A high score indicates likely synthetic content. Pay attention to which specific signals flagged anomalies.

4

Verify Through a Separate Channel

Contact the person through a known, separate communication channel to confirm the request.

Call their verified phone number or meet in person. Never rely solely on the same channel the suspicious request came through.

Frequently Asked Questions

Can your tool detect deepfakes in real-time video calls?

Our tool analyzes recorded video clips and call recordings. For real-time protection, we recommend recording suspicious calls and uploading them for analysis. Live detection is an area of active development.

How accurate is deepfake video call detection?
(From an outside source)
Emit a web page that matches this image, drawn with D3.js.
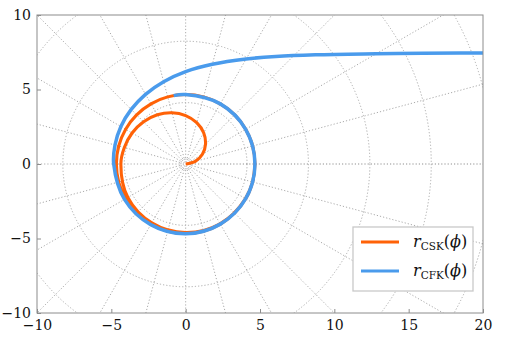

Detection accuracy varies by the sophistication of the deepfake. Our system achieves high accuracy against current-generation face-swap tools and voice cloners. We continuously update our models as new deepfake techniques emerge.

What video formats are supported for call recordings?

We support MP4, MOV, WebM, and AVI formats up to 1GB. Most video conferencing platforms export recordings in compatible formats.

How can our organization protect against video call deepfakes?

Implement verification protocols for financial requests, require multi-channel confirmation for large transactions, train employees to recognize deepfake indicators, and use AI detection tools to verify suspicious calls.

Are the uploaded video calls stored on your servers?

No. We operate on a privacy-first basis. Videos are analyzed and immediately discarded. Only metadata such as the detection score and timestamp is saved if you are signed in.

What should I do if I suspect a deepfake video call scam?

Do not act on the request. Save the recording and upload it for analysis. Contact the supposed caller through a verified separate channel. Report the incident to your IT security team and, if financial loss occurred, to law enforcement.